Nephi’s feelings of inadequacy are understandable as a reflection on his short-lived and ultimately failed attempt to step into his father’s shoes. Lehi’s dream of a land of promise where his children could live in righteousness failed when he died and his sons gave way to the bickering and strife that Lehi was only barely able to hold back while he lived. Nephi was, Lehi had said, ordained to be a ruler and a teacher over the small colony, but he wasn’t able to bring that ordination into reality for very long. Almost immediately, the family splits. And from then on, the visionary Nephi of first Nephi seems largely absent from most of second Nephi. Don’t get me wrong, Nephi is still a strong temporal leader, but the death of Lehi, and the split between Nephi and his older brothers that it occasions, seems to almost put an end to Nephi’s spiritual leadership of his people.

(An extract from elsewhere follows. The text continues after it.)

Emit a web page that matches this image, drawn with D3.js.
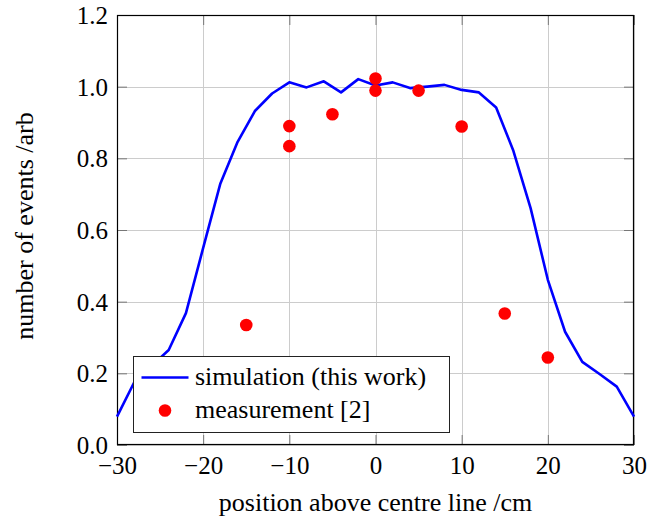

In chapter five, Nephi describes himself as having been warned by God to leave his brothers, and to take all those who would listen with him (2 Nephi 5:5-9). He then describes how he armed his people, how he taught his people building and skilled crafts, and how he built a temple (2 Nephi 5:11-16). And then he says that the words of God to him, apparently spoken at a much earlier time, had been fulfilled–that Nephi had been the ruler and teacher of his brothers, and that they had been cursed because of their rebellion against him (2 Nephi 5:19). Nephi seems to be consciously writing his story to echo with Lehi’s story–prophesying, having his life threatened, and then obeying the warning voice of God to flee into the wilderness to find a promised land and establish a righteous community.
But then Nephi does something a little surprising. He doesn’t step up to the role of prophet and teacher, at least not permanently. Instead, once he describes himself as having established his colony, he says: “it came to pass that I, Nephi, did consecrate Jacob and Joseph, that they should be priests and teachers over the land of my people” (2 Nephi 5:26).
I find it fascinating that Nephi seemingly abdicates the spiritual leadership of his people and instead gives it to his younger brothers, Jacob and Joseph. It is almost the reverse image of Alma, who later on, when at a crossroads, decides to abdicate his political office and to retain his priestly office, and dedicate himself full-time to preaching the message of repentance and sanctification through faith in Christ (Alma 4:16-20). Why did Nephi become unpriestly?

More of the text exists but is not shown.